Perplexe, certes, je l’ai été face à l’énorme châssis de l’œuvre qui a donné son nom à l’Exposition des Abattoirs : « Parla parla » (1992) et par laquelle mon parcours s’achevait. Je me trouvais une fois de plus face à un mur (tàpies veut dire murs en catalan, clin d’œil de l’artiste !), mur de bois, châssis de grande taille fait de pièces rapportées, avec des morceaux de bandages blancs collés, des taches noires sur le bois sombre, des scarifications, l’injonction blanche « parla,parla » tracée à l’envers d’une main tremblante… une surface très travaillée où le spectateur attentif découvre l’esquisse d’une tête hurlante aux dents pointues, réminiscence de séances de tortures, spectre de toutes les répressions .
Voir un grand livre en bronze posé sur un simple piédestal m’a apaisée. Culture et sagesse enfermées en son sein mais découvertes, apprises, faites siennes tout au long de sa vie par cet artiste, contemporain de Soulages, peintre, sculpteur, illustrateur, essayiste, qui émailla ses œuvres de croix, signe polysémique et non pas simplement religieux.

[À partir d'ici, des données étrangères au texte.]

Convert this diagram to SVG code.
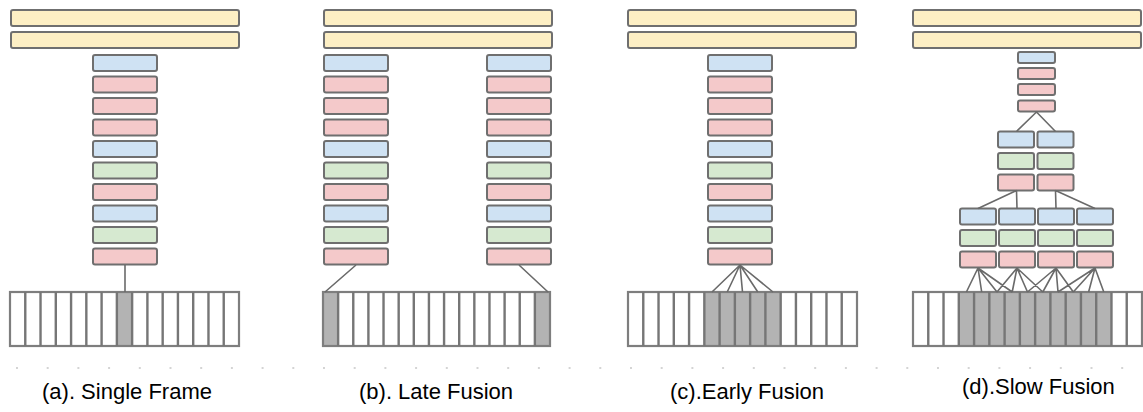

Toute l’œuvre de Tàpies nous interpelle par les signes de l’artiste. La croix dont les branches, au delà du supplice et de la rédemption qu’elles évoquent dans la civilisation occidentale, sont aussi le symbole de tout ce qui est matière –barre horizontale – et de tout ce qui est d’ordre spirituel –barre verticale. Le signe X pour le mystère ou l’interdit, le M des lignes de vie (et de mort) de nos mains, le S dessiné sur la plante de nos pieds comme Sûr, certain, inéluctable… « L’art a toujours été comme un poisson dans l’eau dans les domaines de l’introspection spirituelle, des symboles, des valeurs de l’inconscient… On peut dire qu’aujourd’hui en s’étant libéré par de nouveaux moyens d’expression de buts documentaires ou représentatifs, l’art a retrouvé sa raison d’être : contribuer à l’émergence d’une nouvelle conscience ». (Extrait du discours d’investiture d’Antoni Tàpies, au titre de Docteur Honoris Causa . Université de Barcelone le 22 juin 1988 ).